*Short problem*.
The lines from the top of the material below through the line containing "d3.scaleLinear().domain([0, 900]).range([763.7, 163.7]);" are to be printed exactly, with pictures omitted.

*Data excerpt*.
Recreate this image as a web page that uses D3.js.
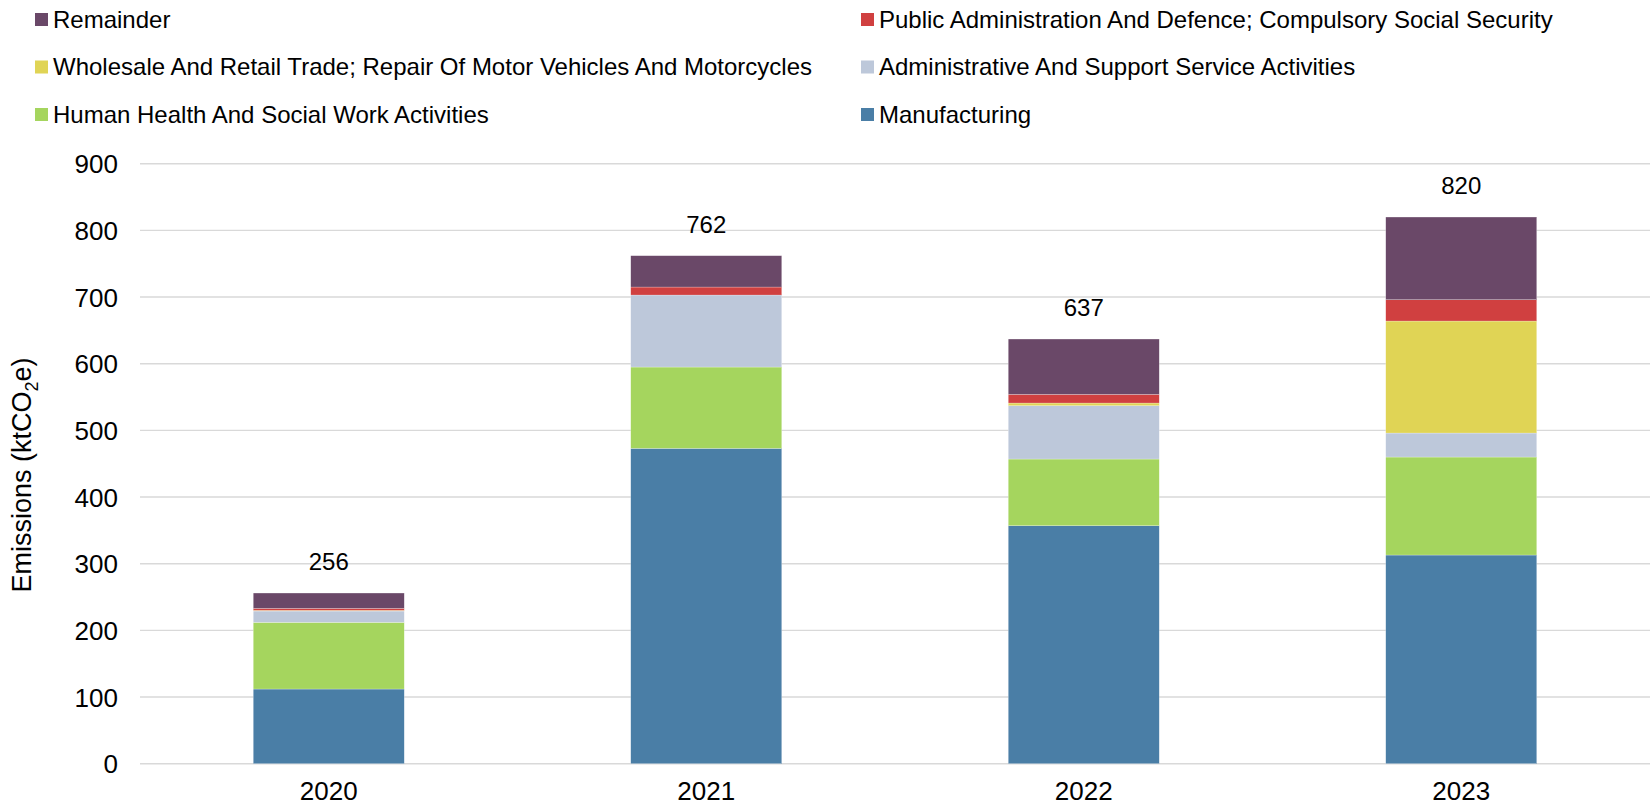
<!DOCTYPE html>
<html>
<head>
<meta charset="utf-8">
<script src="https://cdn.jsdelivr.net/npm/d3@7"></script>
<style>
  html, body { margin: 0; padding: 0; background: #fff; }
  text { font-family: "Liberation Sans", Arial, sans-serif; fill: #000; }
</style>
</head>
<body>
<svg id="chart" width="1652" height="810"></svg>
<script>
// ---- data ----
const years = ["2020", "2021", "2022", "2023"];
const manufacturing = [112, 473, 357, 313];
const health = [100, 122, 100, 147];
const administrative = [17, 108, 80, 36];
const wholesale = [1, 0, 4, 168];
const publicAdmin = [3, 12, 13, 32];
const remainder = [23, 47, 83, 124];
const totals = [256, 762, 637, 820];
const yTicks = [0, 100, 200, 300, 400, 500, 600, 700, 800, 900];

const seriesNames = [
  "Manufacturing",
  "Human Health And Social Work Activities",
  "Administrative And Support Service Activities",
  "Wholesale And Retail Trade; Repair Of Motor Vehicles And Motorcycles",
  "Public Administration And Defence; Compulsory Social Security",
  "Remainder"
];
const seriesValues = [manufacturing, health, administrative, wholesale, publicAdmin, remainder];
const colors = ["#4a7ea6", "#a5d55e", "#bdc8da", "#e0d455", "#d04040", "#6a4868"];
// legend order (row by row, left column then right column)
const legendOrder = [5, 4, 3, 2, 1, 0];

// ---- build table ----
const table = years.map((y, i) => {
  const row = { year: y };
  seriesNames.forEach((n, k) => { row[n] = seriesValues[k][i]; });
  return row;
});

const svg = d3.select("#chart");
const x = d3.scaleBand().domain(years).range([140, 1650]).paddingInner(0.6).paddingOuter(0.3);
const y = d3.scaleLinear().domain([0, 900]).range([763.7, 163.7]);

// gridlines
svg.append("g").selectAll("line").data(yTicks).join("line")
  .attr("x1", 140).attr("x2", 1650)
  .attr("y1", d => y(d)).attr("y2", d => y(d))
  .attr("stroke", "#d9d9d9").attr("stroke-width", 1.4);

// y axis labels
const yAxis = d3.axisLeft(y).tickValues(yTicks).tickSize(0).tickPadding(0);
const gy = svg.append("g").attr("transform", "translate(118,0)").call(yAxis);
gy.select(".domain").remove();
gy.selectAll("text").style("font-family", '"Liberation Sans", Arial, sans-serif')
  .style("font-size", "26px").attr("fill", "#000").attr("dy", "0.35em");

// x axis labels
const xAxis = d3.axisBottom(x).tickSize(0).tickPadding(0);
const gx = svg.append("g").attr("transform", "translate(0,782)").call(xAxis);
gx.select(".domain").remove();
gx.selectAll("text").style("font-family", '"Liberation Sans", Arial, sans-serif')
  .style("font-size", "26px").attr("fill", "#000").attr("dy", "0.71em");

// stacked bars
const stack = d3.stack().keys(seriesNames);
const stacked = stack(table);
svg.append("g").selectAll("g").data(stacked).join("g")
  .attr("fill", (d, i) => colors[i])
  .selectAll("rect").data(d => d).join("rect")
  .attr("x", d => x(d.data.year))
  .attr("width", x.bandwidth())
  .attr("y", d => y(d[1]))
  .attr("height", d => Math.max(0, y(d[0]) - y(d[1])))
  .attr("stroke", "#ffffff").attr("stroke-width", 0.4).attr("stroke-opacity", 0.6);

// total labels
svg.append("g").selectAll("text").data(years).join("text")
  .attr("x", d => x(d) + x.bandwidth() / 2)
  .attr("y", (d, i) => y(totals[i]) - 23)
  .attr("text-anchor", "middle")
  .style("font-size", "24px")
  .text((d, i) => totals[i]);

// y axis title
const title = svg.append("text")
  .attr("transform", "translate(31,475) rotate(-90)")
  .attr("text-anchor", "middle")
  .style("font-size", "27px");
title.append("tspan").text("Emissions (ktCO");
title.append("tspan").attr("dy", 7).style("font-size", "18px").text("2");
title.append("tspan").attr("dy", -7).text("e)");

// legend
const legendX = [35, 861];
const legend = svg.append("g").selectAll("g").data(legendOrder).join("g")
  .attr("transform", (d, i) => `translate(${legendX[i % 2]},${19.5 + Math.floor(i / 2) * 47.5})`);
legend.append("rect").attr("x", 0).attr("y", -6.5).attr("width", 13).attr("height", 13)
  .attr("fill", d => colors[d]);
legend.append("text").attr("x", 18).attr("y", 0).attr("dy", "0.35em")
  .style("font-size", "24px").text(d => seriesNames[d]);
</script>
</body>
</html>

*Solved exercise*.
Recreate this image as a web page that uses D3.js.
<!DOCTYPE html>
<html>
<head>
<meta charset="utf-8">
<script src="https://cdn.jsdelivr.net/npm/d3@7"></script>
<style>
  html, body { margin: 0; padding: 0; background: #fff; }
  text { font-family: "Liberation Sans", Arial, sans-serif; fill: #000; }
</style>
</head>
<body>
<svg id="chart" width="1652" height="810"></svg>
<script>
// ---- data ----
const years = ["2020", "2021", "2022", "2023"];
const manufacturing = [112, 473, 357, 313];
const health = [100, 122, 100, 147];
const administrative = [17, 108, 80, 36];
const wholesale = [1, 0, 4, 168];
const publicAdmin = [3, 12, 13, 32];
const remainder = [23, 47, 83, 124];
const totals = [256, 762, 637, 820];
const yTicks = [0, 100, 200, 300, 400, 500, 600, 700, 800, 900];

const seriesNames = [
  "Manufacturing",
  "Human Health And Social Work Activities",
  "Administrative And Support Service Activities",
  "Wholesale And Retail Trade; Repair Of Motor Vehicles And Motorcycles",
  "Public Administration And Defence; Compulsory Social Security",
  "Remainder"
];
const seriesValues = [manufacturing, health, administrative, wholesale, publicAdmin, remainder];
const colors = ["#4a7ea6", "#a5d55e", "#bdc8da", "#e0d455", "#d04040", "#6a4868"];
// legend order (row by row, left column then right column)
const legendOrder = [5, 4, 3, 2, 1, 0];

// ---- build table ----
const table = years.map((y, i) => {
  const row = { year: y };
  seriesNames.forEach((n, k) => { row[n] = seriesValues[k][i]; });
  return row;
});

const svg = d3.select("#chart");
const x = d3.scaleBand().domain(years).range([140, 1650]).paddingInner(0.6).paddingOuter(0.3);
const y = d3.scaleLinear().domain([0, 900]).range([763.7, 163.7]);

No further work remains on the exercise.